━━━━━ Material ━━━━━

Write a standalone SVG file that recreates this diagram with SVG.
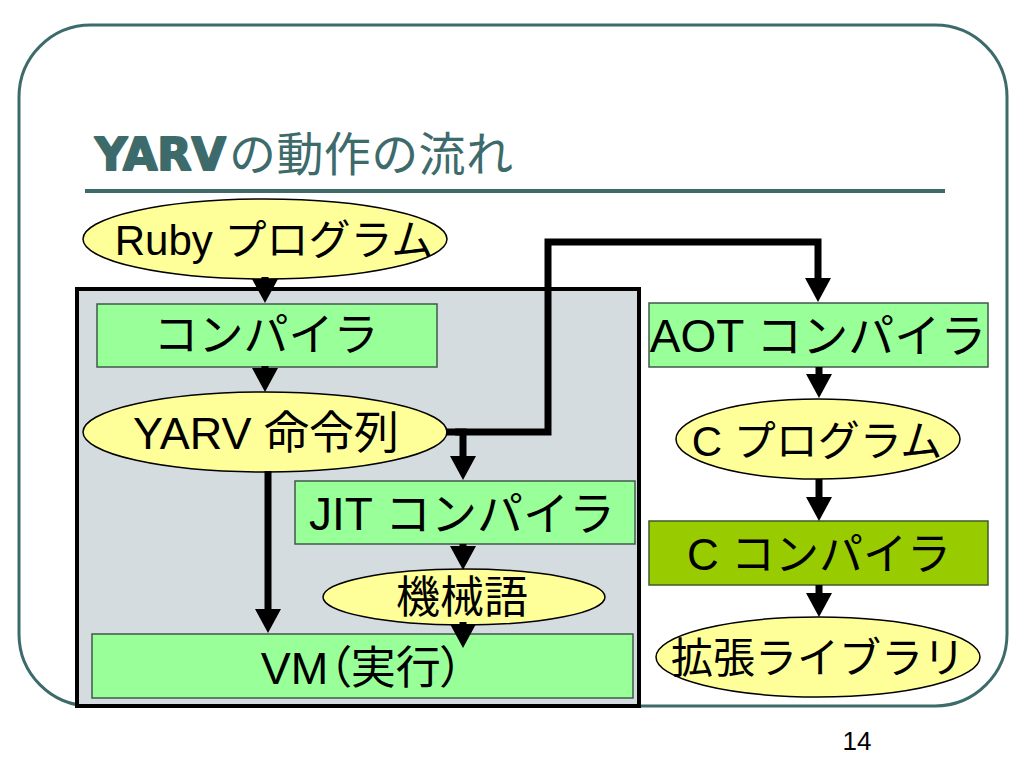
<svg xmlns="http://www.w3.org/2000/svg" width="1024" height="768" viewBox="0 0 1024 768">
<defs>
<style>
.t{font-family:"Liberation Sans","Noto Sans CJK JP",sans-serif;fill:#000;text-anchor:middle}
.box{fill:#99ff99;stroke:#3f5a4a;stroke-width:1.5}
.ell{fill:#ffff99;stroke:#000;stroke-width:1.5}
.con{fill:none;stroke:#000;stroke-width:7;stroke-linejoin:miter}
</style>
<marker id="ah" markerUnits="userSpaceOnUse" markerWidth="24" markerHeight="26" viewBox="0 -13 24 26" refX="0" refY="0" orient="auto" overflow="visible">
<path d="M0,-13 L24,0 L0,13 z" fill="#000"/>
</marker>
</defs>
<rect width="1024" height="768" fill="#fff"/>
<g id="frame">
<rect x="19" y="25" width="988" height="681" rx="72" ry="72" fill="#fff" stroke="#3d6b6b" stroke-width="3"/>
</g>
<g id="title">
<text x="95" y="170" font-family="DejaVu Sans,sans-serif" font-weight="bold" font-size="45" fill="#3d6b6b" stroke="#3d6b6b" stroke-width="2" stroke-linejoin="round" textLength="131" lengthAdjust="spacingAndGlyphs">YARV</text>
<text x="229" y="171" font-family="Noto Sans CJK JP,sans-serif" font-size="47" fill="#3d6b6b" textLength="284">の動作の流れ</text>
<line x1="85" y1="191" x2="945" y2="191" stroke="#3d6b6b" stroke-width="4"/>
</g>
<g id="ruby-program">
<ellipse class="ell" cx="265" cy="239" rx="182" ry="40"/>
<text class="t" x="274" y="255" font-size="42">Ruby プログラム</text>
</g>
<g id="yarv-container">
<rect x="77" y="289" width="562" height="417" fill="#d5dce0" stroke="#000" stroke-width="4"/>
</g>
<g id="compiler">
<rect class="box" x="97" y="304" width="340" height="63"/>
<text class="t" x="266" y="351" font-size="45">コンパイラ</text>
</g>
<g id="yarv-insn">
<ellipse class="ell" cx="265" cy="432" rx="182" ry="40"/>
<text class="t" x="266" y="449" font-size="45">YARV 命令列</text>
</g>
<g id="jit-compiler">
<rect class="box" x="295" y="481" width="340" height="63"/>
<text class="t" x="462" y="530" font-size="46">JIT コンパイラ</text>
</g>
<g id="machine-code">
<ellipse class="ell" cx="464" cy="597" rx="141" ry="28"/>
<text class="t" x="462" y="613" font-size="44">機械語</text>
</g>
<g id="vm">
<rect class="box" x="92" y="634" width="541" height="64"/>
<text class="t" x="362" y="684" font-size="45" style="font-feature-settings:'palt'">VM（実行）</text>
</g>
<g id="aot-compiler">
<rect class="box" x="649" y="303" width="339" height="64"/>
<text class="t" x="818" y="352" font-size="46">AOT コンパイラ</text>
</g>
<g id="c-program">
<ellipse class="ell" cx="818" cy="439" rx="142" ry="40"/>
<text class="t" x="817" y="456" font-size="42">C プログラム</text>
</g>
<g id="c-compiler">
<rect x="649" y="521" width="339" height="64" fill="#99cc00" stroke="#3f5a2a" stroke-width="1.5"/>
<text class="t" x="819" y="570" font-size="44">C コンパイラ</text>
</g>
<g id="ext-library">
<ellipse class="ell" cx="818" cy="657" rx="162" ry="40"/>
<text class="t" x="818" y="673" font-size="42">拡張ライブラリ</text>
</g>
<g id="connectors">
<path class="con" d="M265,277 L265,279" marker-end="url(#ah)"/>
<path class="con" d="M265,366 L265,368" marker-end="url(#ah)"/>
<path class="con" d="M268,471 L268,609" marker-end="url(#ah)"/>
<path class="con" d="M446,432 L463,432 L463,456" marker-end="url(#ah)"/>
<path class="con" d="M455,432 L548,432 L548,242 L818,242 L818,278" marker-end="url(#ah)"/>
<path class="con" d="M463,544 L463,546" marker-end="url(#ah)"/>
<path class="con" d="M463,622 L463,624" marker-end="url(#ah)"/>
<path class="con" d="M819,367 L819,374" marker-end="url(#ah)"/>
<path class="con" d="M819,479 L819,497" marker-end="url(#ah)"/>
<path class="con" d="M819,585 L819,593" marker-end="url(#ah)"/>
</g>
<text x="857" y="750" font-family="Liberation Sans,sans-serif" font-size="26" text-anchor="middle" fill="#000">14</text>
</svg>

━━━━━

■ What needs to be done
Write out the listing above exactly as it stands, pictures excluded.

■ Output for this task
Write a standalone SVG file that recreates this diagram with SVG.
<svg xmlns="http://www.w3.org/2000/svg" width="1024" height="768" viewBox="0 0 1024 768">
<defs>
<style>
.t{font-family:"Liberation Sans","Noto Sans CJK JP",sans-serif;fill:#000;text-anchor:middle}
.box{fill:#99ff99;stroke:#3f5a4a;stroke-width:1.5}
.ell{fill:#ffff99;stroke:#000;stroke-width:1.5}
.con{fill:none;stroke:#000;stroke-width:7;stroke-linejoin:miter}
</style>
<marker id="ah" markerUnits="userSpaceOnUse" markerWidth="24" markerHeight="26" viewBox="0 -13 24 26" refX="0" refY="0" orient="auto" overflow="visible">
<path d="M0,-13 L24,0 L0,13 z" fill="#000"/>
</marker>
</defs>
<rect width="1024" height="768" fill="#fff"/>
<g id="frame">
<rect x="19" y="25" width="988" height="681" rx="72" ry="72" fill="#fff" stroke="#3d6b6b" stroke-width="3"/>
</g>
<g id="title">
<text x="95" y="170" font-family="DejaVu Sans,sans-serif" font-weight="bold" font-size="45" fill="#3d6b6b" stroke="#3d6b6b" stroke-width="2" stroke-linejoin="round" textLength="131" lengthAdjust="spacingAndGlyphs">YARV</text>
<text x="229" y="171" font-family="Noto Sans CJK JP,sans-serif" font-size="47" fill="#3d6b6b" textLength="284">の動作の流れ</text>
<line x1="85" y1="191" x2="945" y2="191" stroke="#3d6b6b" stroke-width="4"/>
</g>
<g id="ruby-program">
<ellipse class="ell" cx="265" cy="239" rx="182" ry="40"/>
<text class="t" x="274" y="255" font-size="42">Ruby プログラム</text>
</g>
<g id="yarv-container">
<rect x="77" y="289" width="562" height="417" fill="#d5dce0" stroke="#000" stroke-width="4"/>
</g>
<g id="compiler">
<rect class="box" x="97" y="304" width="340" height="63"/>
<text class="t" x="266" y="351" font-size="45">コンパイラ</text>
</g>
<g id="yarv-insn">
<ellipse class="ell" cx="265" cy="432" rx="182" ry="40"/>
<text class="t" x="266" y="449" font-size="45">YARV 命令列</text>
</g>
<g id="jit-compiler">
<rect class="box" x="295" y="481" width="340" height="63"/>
<text class="t" x="462" y="530" font-size="46">JIT コンパイラ</text>
</g>
<g id="machine-code">
<ellipse class="ell" cx="464" cy="597" rx="141" ry="28"/>
<text class="t" x="462" y="613" font-size="44">機械語</text>
</g>
<g id="vm">
<rect class="box" x="92" y="634" width="541" height="64"/>
<text class="t" x="362" y="684" font-size="45" style="font-feature-settings:'palt'">VM（実行）</text>
</g>
<g id="aot-compiler">
<rect class="box" x="649" y="303" width="339" height="64"/>
<text class="t" x="818" y="352" font-size="46">AOT コンパイラ</text>
</g>
<g id="c-program">
<ellipse class="ell" cx="818" cy="439" rx="142" ry="40"/>
<text class="t" x="817" y="456" font-size="42">C プログラム</text>
</g>
<g id="c-compiler">
<rect x="649" y="521" width="339" height="64" fill="#99cc00" stroke="#3f5a2a" stroke-width="1.5"/>
<text class="t" x="819" y="570" font-size="44">C コンパイラ</text>
</g>
<g id="ext-library">
<ellipse class="ell" cx="818" cy="657" rx="162" ry="40"/>
<text class="t" x="818" y="673" font-size="42">拡張ライブラリ</text>
</g>
<g id="connectors">
<path class="con" d="M265,277 L265,279" marker-end="url(#ah)"/>
<path class="con" d="M265,366 L265,368" marker-end="url(#ah)"/>
<path class="con" d="M268,471 L268,609" marker-end="url(#ah)"/>
<path class="con" d="M446,432 L463,432 L463,456" marker-end="url(#ah)"/>
<path class="con" d="M455,432 L548,432 L548,242 L818,242 L818,278" marker-end="url(#ah)"/>
<path class="con" d="M463,544 L463,546" marker-end="url(#ah)"/>
<path class="con" d="M463,622 L463,624" marker-end="url(#ah)"/>
<path class="con" d="M819,367 L819,374" marker-end="url(#ah)"/>
<path class="con" d="M819,479 L819,497" marker-end="url(#ah)"/>
<path class="con" d="M819,585 L819,593" marker-end="url(#ah)"/>
</g>
<text x="857" y="750" font-family="Liberation Sans,sans-serif" font-size="26" text-anchor="middle" fill="#000">14</text>
</svg>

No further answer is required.